I turn thirty this August and it is more than safe to say that most of the people I know this age, are parents by now. We all have heard of the societal rule book where one should get married by twenty four and have any number of babies by the time you turn thirty. Almost all the people I know have followed this rule to the tee. But for me, a baby has never featured on my priority list. Do not get me wrong, I do not hate babies. I like them a lot, in fact. But I have never really wanted to have one of my own someday. And this is what I think until now. Will I change my mind later? You never know.
Since I know a lot of parents, old and new, most of their conversations revolve around their children. You might be in a large group of ten people with three parents among them and yet most of the conversations would revolve around babies and everything else associated with them. I was once out for lunch with a group of my lady friends and all they spoke about was their children. They discussed which brand of diapers was the best, how to use the diaper right, how to get the most out of a diaper and how to dispose it off easily. I just sat there sipping drink after drink, while they discussed the certain expectations from diapers.

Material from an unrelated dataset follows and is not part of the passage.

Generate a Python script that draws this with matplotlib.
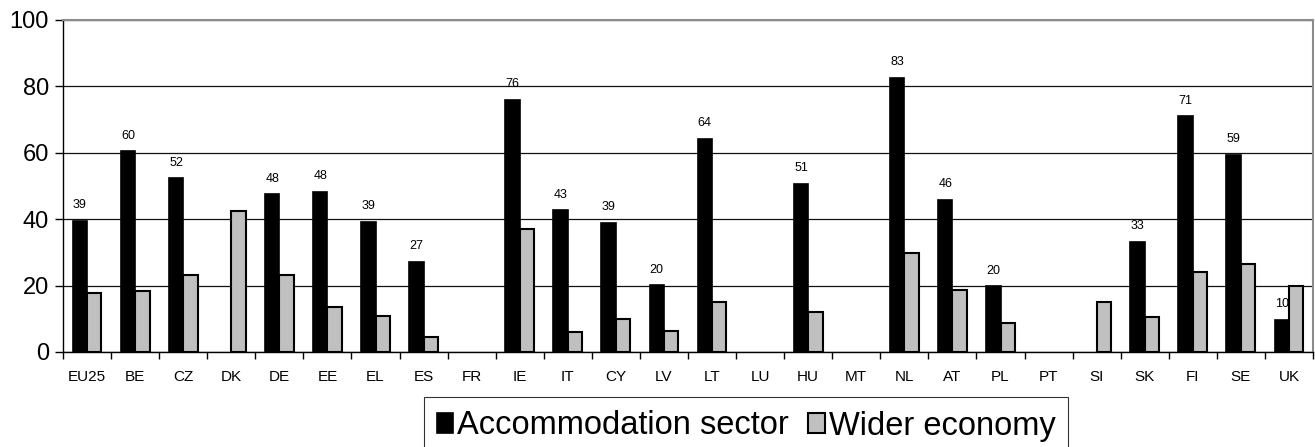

I do not mind meeting new parents but they need to understand that I'm not one yet. And probably will never be. So most of the things that they say goes right above my head and I end up feeling terribly bored. I know creating a life is magical and you cannot believe you made another person. Believe me, I'm extremely proud of you but that cannot be the only thing in your life right? Once I accompanied a friend who is also a mother for shopping as I had a huge list to buy too. Sadly I did not tick off even one item from my list because the only stores we went to were baby stores. I was not only pissed but disturbed too. A pregnant mannequin troubles me a lot. I don't know why, but it does.
Having a child doesn't mean that it is the only thing in your life. If you want to discuss a lot of things about children then please do it with other parents. Not with the ones who have never held a baby properly yet. There have been times when I just call a random person who is not a parent yet and talk to them for a long time while meeting friends who not stop talking about their babies. It is annoying and disrespectful at the same time. And while they decide to talk to me about something, it more often than not is about why I do not want to have a baby or the pleasures that I'm missing out on by not having one. If only killing was legal!
It is not only about in-person conversations. Even telephonic conversations are all about the child. If you call me to ask about how I'm doing, then listen to what I say. But first I hear screams in the back ground, then I hear the phone drop, then I hear random squeals and noises and if I manage to hold on to my patience and the call, the conversation soon veers towards what the child is doing, or had done or will do. I absolutely hate it! When you meet as friends you let go off the other roles in your lives and meet as friends at least for that some time. But some people just don't understand that. Discussing the price of diapers in every store of the city is not my idea of a conversation.
So until I tell you that I'm planning to have a baby or have had a baby, spare me from such conversations.